Secondly, the thinking is done by the clock, with results based on how “persuasive” the student is. Does that mean it doesn’t matter whether the thinking is correct, as long as its persuasive? The answer has to be yes if ALL you’re using as an assessment criterion is “persuasion” …

They were allowed to search for information about the speech online and get friends’ points of view, but the girls were only marked on use of persuasive language. [my emphasis]

Both Adolf Hitler and Winston Churchill were brilliant orators. Doesn’t mean they were right about everything. But the students are being assessed only according to that ability. Philosophically and morally, this is a very dangerous slope the College is traversing.

Thirdly, why even have such activities as time-based assessments? Students already use the net and their friends to put together assignments. Why impose a deadline on already extant strategies?

Dierdre Coleman, the English teacher behind the pilot, told the Sydney Morning Herald that children must prepare for real-world information access methods.

But, Ms Coleman, surely you know that this is already the normal way all students put together assignments? They get together in groups, hunt up all available resources (library, internet, newspapers, older siblings, parents, each other, etc.) and craft their responses accordingly. You must know this. The other teachers must know this. Which means that the only logical reason the school is doing this is to drum up more business. You have to admit, it looks good on a prospectus. “We teach our students the value of using modern, up-to-date information access methods to gain more knowledge of the world around them.” Yep, getting an A in Google searches. Not much wrong with that.

A bit more (albeit shallow) digging reveals that the Presbyterian Ladies College in Armidale struck some financial troubles and therefore merged with the College in Sydney in 2005 in order to continue operating. We’re now 3 years along. Could it be that the merged entity is still suffering some financial difficulties? Difficulties that have led to its Marketing department spinning a ludicrous method as something desirable? Were the teachers perhaps asked to come up with suggestions to improve the “prestige” of the College (and thus increase its revenue) and Ms Coleman came up with the best idea?

I have already spent more than an hour on this blog and, as you can see, haven’t even scratched the surface of the real meat of the matter, which is the whys and wherefores of the College’s new policy. The problem is, I could be completely wrong. Ms Coleman could be an absolute angel who utterly believes that she is helping train the tech-savvy female generation of the future. But if you think my arguments were in any way persuasive, then it didn’t matter that I was slighting, not only an individual, but an entire educational institution, did it? Not according to the College’s own criteria.

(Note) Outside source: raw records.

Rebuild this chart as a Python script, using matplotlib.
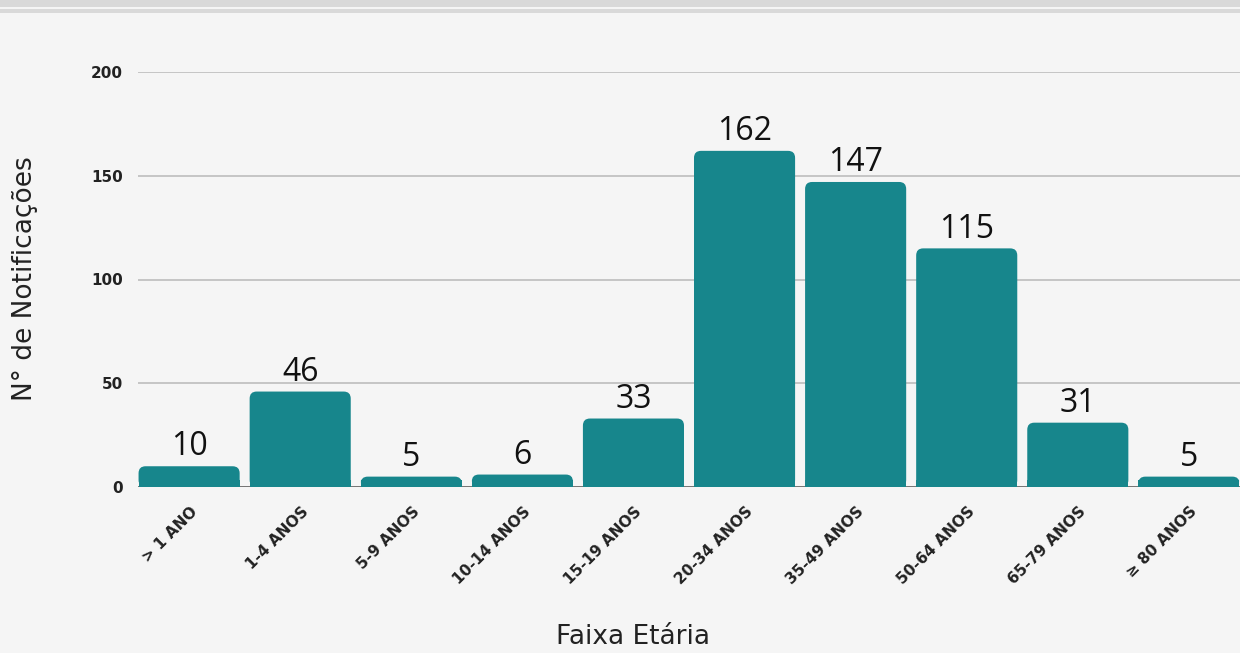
import matplotlib
matplotlib.use("Agg")
import matplotlib.pyplot as plt
from matplotlib.patches import FancyBboxPatch, Rectangle
import matplotlib.transforms as mtransforms

categories = ["> 1 ANO", "1-4 ANOS", "5-9 ANOS", "10-14 ANOS", "15-19 ANOS",
              "20-34 ANOS", "35-49 ANOS", "50-64 ANOS", "65-79 ANOS", "≥ 80 ANOS"]
values = [10, 46, 5, 6, 33, 162, 147, 115, 31, 5]
yticks = [0, 50, 100, 150, 200]

plt.rcParams['font.family'] = ['DejaVu Sans']

W, H = 1240, 653
fig = plt.figure(figsize=(W / 100, H / 100), dpi=100, facecolor='#f5f5f5')

# top band
fig.patches.append(Rectangle((0, 1 - 7 / H), 1, 7 / H, transform=fig.transFigure,
                             facecolor='#d9d9d9', edgecolor='none'))
fig.patches.append(Rectangle((0, 1 - 13 / H), 1, 4 / H, transform=fig.transFigure,
                             facecolor='#d9d9d9', edgecolor='none'))

left, right, top, bottom = 138, 1240, 72, 487
ax = fig.add_axes([left / W, 1 - bottom / H, (right - left) / W, (bottom - top) / H])
ax.set_facecolor('#f5f5f5')
ax.set_xlim(-0.46, len(categories) - 1 + 0.46)
ax.set_ylim(0, 200)

for s in ax.spines.values():
    s.set_visible(False)
ax.set_yticks(yticks)
ax.set_yticklabels([str(t) for t in yticks], fontsize=11, fontweight='bold', color='#222222')
ax.tick_params(axis='y', length=0, pad=11)
ax.grid(axis='y', color='#b8b8b8', linewidth=1.1)
ax.set_axisbelow(True)
ax.axhline(0, color='#666666', linewidth=1.2, zorder=1)

bw = 0.91
px_x = (right - left) / (ax.get_xlim()[1] - ax.get_xlim()[0])
px_y = (bottom - top) / 200
r_px = 7
rx = r_px / px_x
ry = r_px / px_y
color = '#17868c'
for i, v in enumerate(values):
    x0 = i - bw / 2
    p = FancyBboxPatch((x0, 0), bw, v, boxstyle=f"round,pad=0,rounding_size={rx}",
                       mutation_aspect=ry / rx, facecolor=color, edgecolor='none', zorder=3)
    ax.add_patch(p)
    ax.add_patch(Rectangle((x0, 0), bw, min(v, ry), facecolor=color, edgecolor='none', zorder=3))
    ax.annotate(str(v), (i, v), xytext=(0, 2), textcoords='offset points',
                ha='center', va='bottom', fontsize=23, color='#111111', zorder=4,
                family=['Open Sans', 'DejaVu Sans'])

ax.set_xticks(range(len(categories)))
ax.set_xticklabels(categories, rotation=45, ha='right', va='top', fontsize=11,
                   fontweight='semibold', color='#222222')
ax.tick_params(axis='x', length=0, pad=12)
off = mtransforms.ScaledTranslation(11 / 100, 0, fig.dpi_scale_trans)
for lab in ax.get_xticklabels():
    lab.set_transform(lab.get_transform() + off)

fig.text(25 / W, 1 - 279 / H, "N° de Notificações", rotation=90, ha='center', va='center',
         fontsize=19, color='#222222')
fig.text(633 / W, 1 - 637 / H, "Faixa Etária", ha='center', va='center',
         fontsize=19, color='#222222')

fig.savefig("out.png", dpi=100, facecolor=fig.get_facecolor())
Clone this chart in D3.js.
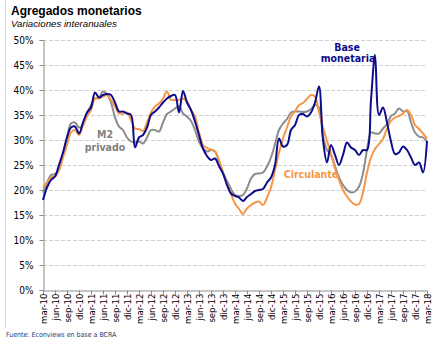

Makes you wonder what a teenager looking down the barrel of a ticking clock would be able to achieve with a much meatier topic.

POSTSCRIPT: The College itself, on a link from its front page to a letter from the Principal says, in part, that

An interesting sideline was to see how some reports confused ‘assessment’ with ‘examination’.

Dr McKeith, if the ‘assessment’ is time-based, assessed in comparison with other members of the same class, and contributes to the final subject score for a particular student then — I’m sorry to say — it’s an exam. I find it interesting that you seem to think that an ‘assessment’ of a student’s skills against her peers within a classroom situation is somehow not the same as an ‘examination’ or ‘exam’, if you will. (Dr McKeith’s statement is masterful in that it manages to cast light on the peripheral issues of the pilot (thus dazzling the unwary), without delving into the very real educational and philosophical questions such a pilot raises. He is, undoubtedly, well suited to the position of principal of a very large, and prosperous, private college.)